Task statement: Leave out the pictures and retype only the lines from the opening line to the line that holds "(0,0) rectangle (1051,536);", both ends included.

Rows from a dataset of charts and code
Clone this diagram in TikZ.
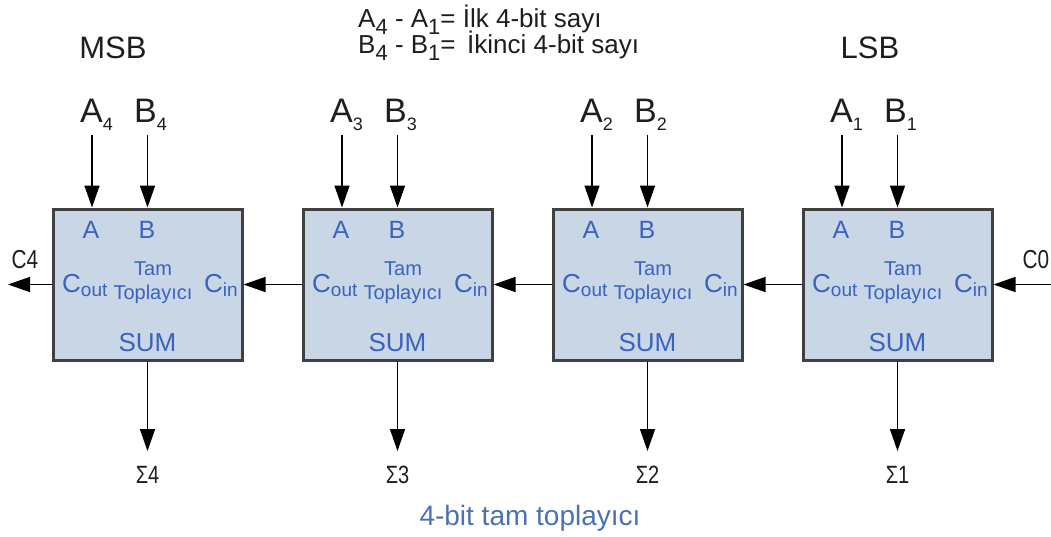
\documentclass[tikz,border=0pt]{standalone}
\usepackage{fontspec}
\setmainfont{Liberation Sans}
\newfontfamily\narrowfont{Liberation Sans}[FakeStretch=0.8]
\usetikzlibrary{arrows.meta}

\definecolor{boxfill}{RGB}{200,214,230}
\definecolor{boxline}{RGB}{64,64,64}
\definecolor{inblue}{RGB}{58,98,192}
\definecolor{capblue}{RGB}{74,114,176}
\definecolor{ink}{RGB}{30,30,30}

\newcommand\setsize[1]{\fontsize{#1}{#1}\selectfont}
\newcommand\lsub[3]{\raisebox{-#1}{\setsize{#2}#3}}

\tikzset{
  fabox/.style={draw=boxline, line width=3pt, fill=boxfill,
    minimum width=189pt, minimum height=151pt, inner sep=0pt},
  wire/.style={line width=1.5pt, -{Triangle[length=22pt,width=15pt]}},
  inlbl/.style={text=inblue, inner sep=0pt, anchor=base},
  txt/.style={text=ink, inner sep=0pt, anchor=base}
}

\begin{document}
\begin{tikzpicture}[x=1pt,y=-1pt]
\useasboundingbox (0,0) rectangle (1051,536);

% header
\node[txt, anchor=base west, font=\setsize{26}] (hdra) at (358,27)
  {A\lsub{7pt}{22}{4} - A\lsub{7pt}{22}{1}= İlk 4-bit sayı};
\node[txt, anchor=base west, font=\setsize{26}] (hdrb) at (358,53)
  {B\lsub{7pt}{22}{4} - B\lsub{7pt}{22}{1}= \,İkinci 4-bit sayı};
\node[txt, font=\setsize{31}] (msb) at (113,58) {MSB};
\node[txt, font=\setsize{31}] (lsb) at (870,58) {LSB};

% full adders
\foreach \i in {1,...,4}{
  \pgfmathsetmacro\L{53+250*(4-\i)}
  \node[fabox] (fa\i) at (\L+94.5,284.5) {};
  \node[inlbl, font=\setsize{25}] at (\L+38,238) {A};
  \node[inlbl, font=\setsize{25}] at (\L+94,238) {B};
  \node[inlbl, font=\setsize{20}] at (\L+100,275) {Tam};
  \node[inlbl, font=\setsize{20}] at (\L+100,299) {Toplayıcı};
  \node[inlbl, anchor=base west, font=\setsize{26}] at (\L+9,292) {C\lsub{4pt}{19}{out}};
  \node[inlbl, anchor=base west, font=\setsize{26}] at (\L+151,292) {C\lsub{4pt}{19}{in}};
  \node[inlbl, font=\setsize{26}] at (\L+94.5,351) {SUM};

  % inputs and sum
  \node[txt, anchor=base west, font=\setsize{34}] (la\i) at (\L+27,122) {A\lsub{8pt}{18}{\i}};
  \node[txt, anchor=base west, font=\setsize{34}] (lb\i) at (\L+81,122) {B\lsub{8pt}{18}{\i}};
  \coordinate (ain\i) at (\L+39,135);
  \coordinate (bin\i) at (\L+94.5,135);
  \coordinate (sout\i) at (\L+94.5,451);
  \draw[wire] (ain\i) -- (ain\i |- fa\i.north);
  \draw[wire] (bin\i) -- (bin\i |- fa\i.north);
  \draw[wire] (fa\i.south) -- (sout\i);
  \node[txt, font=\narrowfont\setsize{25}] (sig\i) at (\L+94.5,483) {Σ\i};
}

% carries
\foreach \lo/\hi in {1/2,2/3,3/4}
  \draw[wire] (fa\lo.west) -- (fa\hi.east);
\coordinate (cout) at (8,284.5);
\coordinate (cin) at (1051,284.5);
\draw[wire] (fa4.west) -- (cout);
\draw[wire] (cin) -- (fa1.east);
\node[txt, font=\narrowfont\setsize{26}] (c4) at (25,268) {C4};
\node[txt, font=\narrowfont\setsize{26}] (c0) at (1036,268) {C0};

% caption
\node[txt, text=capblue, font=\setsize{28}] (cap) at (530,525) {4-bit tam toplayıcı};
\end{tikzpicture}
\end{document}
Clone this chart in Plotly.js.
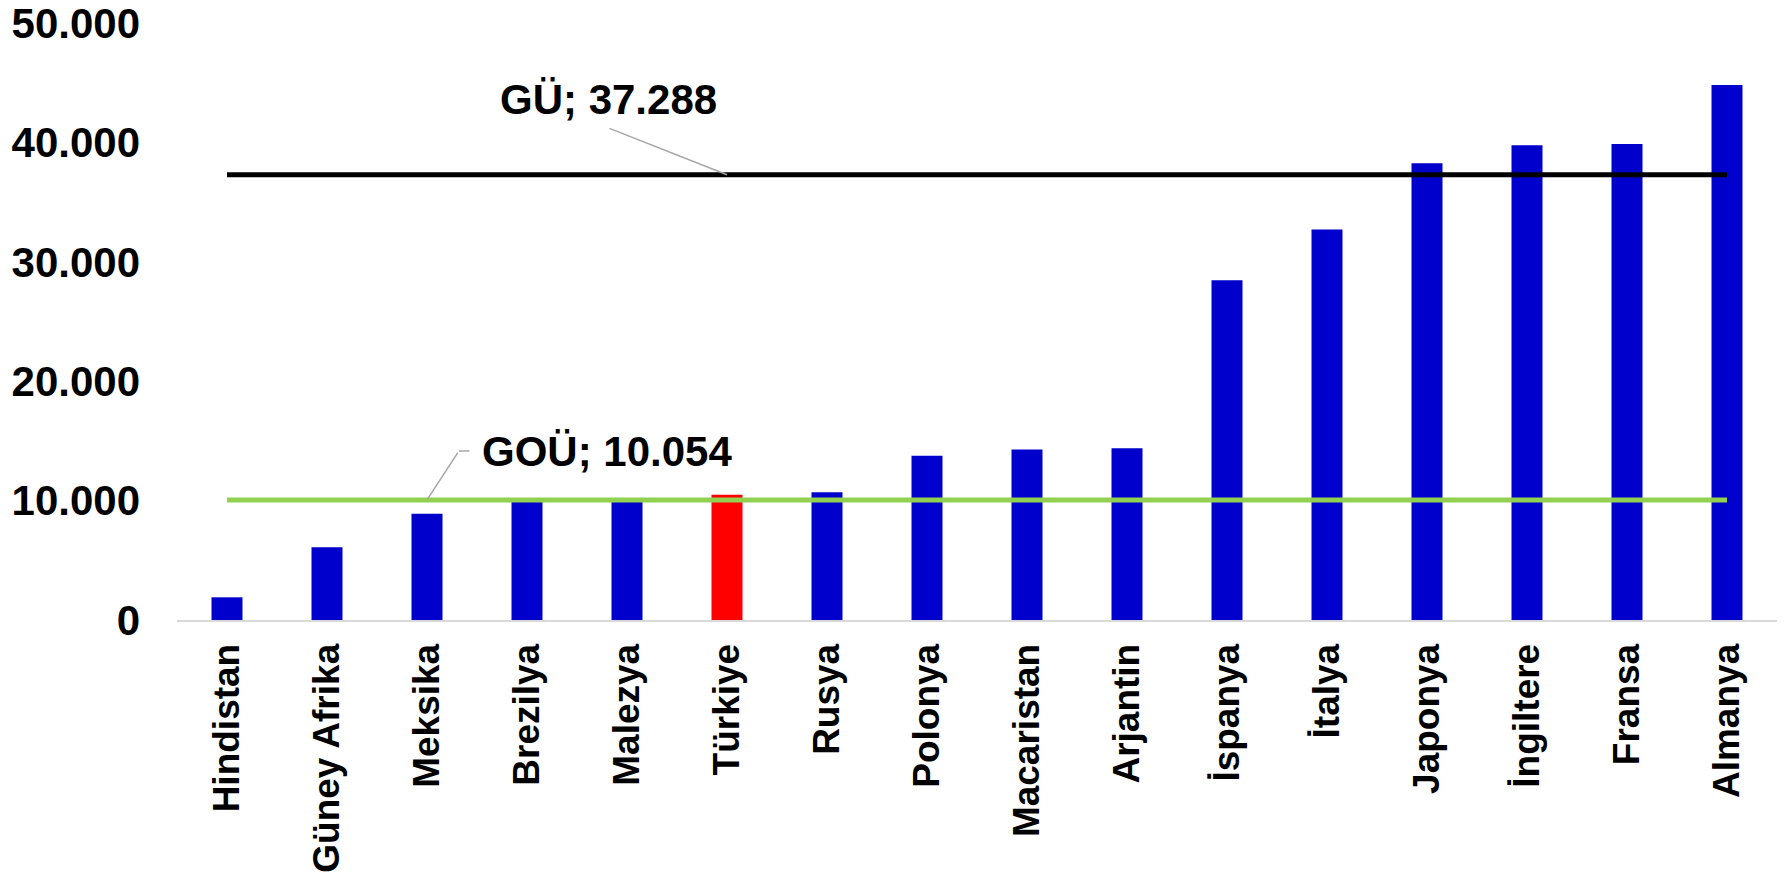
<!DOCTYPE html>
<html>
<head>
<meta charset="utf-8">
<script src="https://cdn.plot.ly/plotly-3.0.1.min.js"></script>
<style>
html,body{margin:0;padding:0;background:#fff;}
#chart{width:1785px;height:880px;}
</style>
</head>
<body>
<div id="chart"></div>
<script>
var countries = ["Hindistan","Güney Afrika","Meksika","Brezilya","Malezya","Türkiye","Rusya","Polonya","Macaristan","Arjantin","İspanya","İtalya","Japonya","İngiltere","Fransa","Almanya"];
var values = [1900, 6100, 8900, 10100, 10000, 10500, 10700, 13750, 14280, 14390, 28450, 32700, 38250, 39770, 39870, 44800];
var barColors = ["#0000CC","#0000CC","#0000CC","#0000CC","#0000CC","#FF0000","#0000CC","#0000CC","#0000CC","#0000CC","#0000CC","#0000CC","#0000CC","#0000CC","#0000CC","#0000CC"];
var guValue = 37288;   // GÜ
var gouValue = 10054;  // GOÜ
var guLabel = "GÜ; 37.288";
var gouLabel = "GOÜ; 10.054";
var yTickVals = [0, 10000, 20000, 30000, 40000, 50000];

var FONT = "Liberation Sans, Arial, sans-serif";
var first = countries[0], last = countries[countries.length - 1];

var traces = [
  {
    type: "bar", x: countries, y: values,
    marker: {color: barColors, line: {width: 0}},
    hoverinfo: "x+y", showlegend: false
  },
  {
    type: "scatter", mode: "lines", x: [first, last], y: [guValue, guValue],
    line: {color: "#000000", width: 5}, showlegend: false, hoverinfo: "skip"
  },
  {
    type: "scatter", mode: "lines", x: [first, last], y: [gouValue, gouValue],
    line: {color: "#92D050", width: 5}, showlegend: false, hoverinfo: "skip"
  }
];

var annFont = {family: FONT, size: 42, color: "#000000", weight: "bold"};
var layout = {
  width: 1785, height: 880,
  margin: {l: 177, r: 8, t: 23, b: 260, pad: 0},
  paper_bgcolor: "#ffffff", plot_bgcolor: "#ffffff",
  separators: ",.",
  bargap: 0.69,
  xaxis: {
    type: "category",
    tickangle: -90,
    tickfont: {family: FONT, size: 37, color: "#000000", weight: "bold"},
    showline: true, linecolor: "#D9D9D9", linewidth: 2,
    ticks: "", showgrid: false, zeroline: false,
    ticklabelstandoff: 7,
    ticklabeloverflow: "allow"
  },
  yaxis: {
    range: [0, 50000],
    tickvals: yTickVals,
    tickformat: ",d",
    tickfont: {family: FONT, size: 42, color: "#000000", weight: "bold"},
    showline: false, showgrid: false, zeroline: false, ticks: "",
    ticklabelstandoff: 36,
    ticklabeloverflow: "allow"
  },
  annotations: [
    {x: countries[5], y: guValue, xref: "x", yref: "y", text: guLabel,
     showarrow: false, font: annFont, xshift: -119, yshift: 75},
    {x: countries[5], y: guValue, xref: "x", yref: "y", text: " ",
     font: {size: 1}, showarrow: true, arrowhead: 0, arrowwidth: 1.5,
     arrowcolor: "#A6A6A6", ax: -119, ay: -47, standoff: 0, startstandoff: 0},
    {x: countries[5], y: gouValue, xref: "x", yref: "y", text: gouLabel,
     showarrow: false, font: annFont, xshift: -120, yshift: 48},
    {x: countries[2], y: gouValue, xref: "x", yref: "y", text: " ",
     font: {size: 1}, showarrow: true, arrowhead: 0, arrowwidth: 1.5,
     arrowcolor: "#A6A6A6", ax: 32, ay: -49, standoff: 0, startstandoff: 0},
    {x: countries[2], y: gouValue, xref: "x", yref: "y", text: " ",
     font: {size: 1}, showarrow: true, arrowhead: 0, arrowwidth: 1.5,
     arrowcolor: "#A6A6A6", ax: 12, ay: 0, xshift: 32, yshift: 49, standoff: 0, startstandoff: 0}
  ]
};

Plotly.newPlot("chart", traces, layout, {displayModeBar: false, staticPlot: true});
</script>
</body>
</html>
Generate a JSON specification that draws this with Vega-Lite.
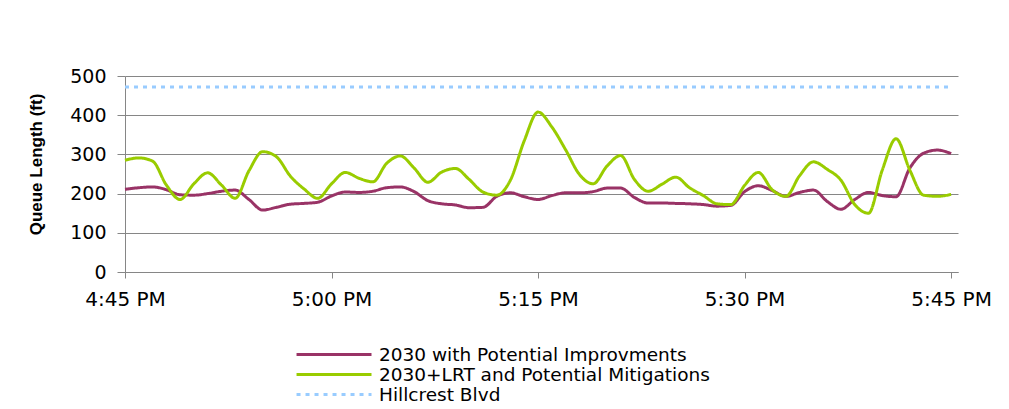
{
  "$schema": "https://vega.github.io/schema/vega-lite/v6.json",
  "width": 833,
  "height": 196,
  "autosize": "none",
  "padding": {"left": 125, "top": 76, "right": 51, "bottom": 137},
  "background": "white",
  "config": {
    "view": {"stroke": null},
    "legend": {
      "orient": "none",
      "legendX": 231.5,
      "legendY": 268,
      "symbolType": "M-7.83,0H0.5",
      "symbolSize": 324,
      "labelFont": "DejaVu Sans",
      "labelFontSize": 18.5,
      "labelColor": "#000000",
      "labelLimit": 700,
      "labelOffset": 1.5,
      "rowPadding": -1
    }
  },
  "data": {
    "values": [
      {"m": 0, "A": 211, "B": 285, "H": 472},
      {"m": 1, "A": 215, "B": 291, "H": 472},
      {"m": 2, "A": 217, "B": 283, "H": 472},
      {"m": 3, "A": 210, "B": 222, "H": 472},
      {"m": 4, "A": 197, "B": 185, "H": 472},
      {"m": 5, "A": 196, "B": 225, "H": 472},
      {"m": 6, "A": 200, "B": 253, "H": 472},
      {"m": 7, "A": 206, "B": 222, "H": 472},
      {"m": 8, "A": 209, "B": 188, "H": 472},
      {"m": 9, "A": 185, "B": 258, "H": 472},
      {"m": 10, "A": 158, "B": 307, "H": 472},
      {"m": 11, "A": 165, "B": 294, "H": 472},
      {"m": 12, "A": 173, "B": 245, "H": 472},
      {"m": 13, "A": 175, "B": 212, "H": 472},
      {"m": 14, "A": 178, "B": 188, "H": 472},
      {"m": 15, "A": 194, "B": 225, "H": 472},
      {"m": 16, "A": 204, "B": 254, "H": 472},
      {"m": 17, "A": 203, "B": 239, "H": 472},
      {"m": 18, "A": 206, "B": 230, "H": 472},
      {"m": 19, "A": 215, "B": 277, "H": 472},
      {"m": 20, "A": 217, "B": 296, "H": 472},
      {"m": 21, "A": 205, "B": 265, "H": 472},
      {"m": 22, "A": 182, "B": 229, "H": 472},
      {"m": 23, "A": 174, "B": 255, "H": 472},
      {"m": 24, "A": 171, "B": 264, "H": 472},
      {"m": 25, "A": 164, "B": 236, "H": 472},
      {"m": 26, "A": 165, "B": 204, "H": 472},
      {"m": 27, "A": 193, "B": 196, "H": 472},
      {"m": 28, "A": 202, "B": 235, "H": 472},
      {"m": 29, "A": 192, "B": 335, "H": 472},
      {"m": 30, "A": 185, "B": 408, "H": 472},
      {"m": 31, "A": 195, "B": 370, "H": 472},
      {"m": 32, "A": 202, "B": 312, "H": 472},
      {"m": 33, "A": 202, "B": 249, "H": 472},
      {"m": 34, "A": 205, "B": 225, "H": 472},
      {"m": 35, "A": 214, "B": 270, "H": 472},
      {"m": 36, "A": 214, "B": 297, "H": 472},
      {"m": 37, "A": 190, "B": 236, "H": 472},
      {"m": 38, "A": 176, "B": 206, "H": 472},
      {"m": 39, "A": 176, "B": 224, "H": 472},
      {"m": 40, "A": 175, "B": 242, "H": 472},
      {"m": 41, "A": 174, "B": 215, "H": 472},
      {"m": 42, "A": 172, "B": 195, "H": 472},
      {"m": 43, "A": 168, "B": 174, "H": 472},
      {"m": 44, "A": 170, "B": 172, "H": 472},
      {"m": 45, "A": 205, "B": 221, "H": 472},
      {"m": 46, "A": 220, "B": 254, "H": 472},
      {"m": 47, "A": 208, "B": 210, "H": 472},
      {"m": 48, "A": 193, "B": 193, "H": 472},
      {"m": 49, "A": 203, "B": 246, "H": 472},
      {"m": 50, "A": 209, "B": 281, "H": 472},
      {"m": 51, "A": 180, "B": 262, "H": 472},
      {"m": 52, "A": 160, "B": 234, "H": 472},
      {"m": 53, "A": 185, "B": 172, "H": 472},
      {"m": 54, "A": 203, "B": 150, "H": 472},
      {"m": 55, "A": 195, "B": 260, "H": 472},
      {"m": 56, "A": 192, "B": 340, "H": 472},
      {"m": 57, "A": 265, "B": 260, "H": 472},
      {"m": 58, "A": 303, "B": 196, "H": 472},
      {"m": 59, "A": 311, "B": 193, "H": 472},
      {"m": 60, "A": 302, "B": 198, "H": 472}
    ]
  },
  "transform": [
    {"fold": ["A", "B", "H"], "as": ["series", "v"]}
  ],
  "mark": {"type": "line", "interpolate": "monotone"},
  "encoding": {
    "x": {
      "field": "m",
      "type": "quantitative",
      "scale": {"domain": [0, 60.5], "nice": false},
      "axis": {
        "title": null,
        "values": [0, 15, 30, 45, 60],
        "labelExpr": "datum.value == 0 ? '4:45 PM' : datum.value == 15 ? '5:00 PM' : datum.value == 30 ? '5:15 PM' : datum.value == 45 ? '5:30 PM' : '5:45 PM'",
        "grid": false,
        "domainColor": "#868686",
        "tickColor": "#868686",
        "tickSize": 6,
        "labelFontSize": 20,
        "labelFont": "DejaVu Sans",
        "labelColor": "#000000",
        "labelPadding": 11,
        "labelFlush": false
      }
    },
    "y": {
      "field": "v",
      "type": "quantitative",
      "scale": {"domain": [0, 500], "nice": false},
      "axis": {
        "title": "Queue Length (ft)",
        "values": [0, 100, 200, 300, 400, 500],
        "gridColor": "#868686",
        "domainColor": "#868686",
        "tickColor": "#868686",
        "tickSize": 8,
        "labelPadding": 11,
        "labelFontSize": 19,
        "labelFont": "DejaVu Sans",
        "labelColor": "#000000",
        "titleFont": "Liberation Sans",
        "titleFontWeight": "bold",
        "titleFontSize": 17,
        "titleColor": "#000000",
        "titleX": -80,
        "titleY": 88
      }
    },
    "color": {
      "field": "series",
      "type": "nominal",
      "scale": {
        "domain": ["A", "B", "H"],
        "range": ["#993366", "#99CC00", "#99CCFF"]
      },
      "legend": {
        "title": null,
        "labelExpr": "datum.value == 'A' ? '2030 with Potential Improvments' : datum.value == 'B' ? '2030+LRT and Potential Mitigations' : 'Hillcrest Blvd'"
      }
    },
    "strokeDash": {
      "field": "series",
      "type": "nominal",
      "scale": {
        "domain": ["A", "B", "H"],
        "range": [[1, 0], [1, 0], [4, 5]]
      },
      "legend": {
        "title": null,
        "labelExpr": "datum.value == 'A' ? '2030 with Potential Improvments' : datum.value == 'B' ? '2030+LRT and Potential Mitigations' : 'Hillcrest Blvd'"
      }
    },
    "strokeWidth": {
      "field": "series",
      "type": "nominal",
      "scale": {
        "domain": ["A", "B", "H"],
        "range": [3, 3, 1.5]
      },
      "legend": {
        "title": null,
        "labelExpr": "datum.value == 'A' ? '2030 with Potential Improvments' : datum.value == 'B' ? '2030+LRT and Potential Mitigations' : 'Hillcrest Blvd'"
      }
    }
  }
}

The response:
Clone this diagram in TikZ.
\documentclass[tikz,border=0pt]{standalone}
\usepackage{fontspec}
\setmainfont{Liberation Sans}
\newfontfamily\narrowfont{Liberation Sans}[FakeStretch=0.8]
\usetikzlibrary{arrows.meta}

\definecolor{boxfill}{RGB}{200,214,230}
\definecolor{boxline}{RGB}{64,64,64}
\definecolor{inblue}{RGB}{58,98,192}
\definecolor{capblue}{RGB}{74,114,176}
\definecolor{ink}{RGB}{30,30,30}

\newcommand\setsize[1]{\fontsize{#1}{#1}\selectfont}
\newcommand\lsub[3]{\raisebox{-#1}{\setsize{#2}#3}}

\tikzset{
  fabox/.style={draw=boxline, line width=3pt, fill=boxfill,
    minimum width=189pt, minimum height=151pt, inner sep=0pt},
  wire/.style={line width=1.5pt, -{Triangle[length=22pt,width=15pt]}},
  inlbl/.style={text=inblue, inner sep=0pt, anchor=base},
  txt/.style={text=ink, inner sep=0pt, anchor=base}
}

\begin{document}
\begin{tikzpicture}[x=1pt,y=-1pt]
\useasboundingbox (0,0) rectangle (1051,536);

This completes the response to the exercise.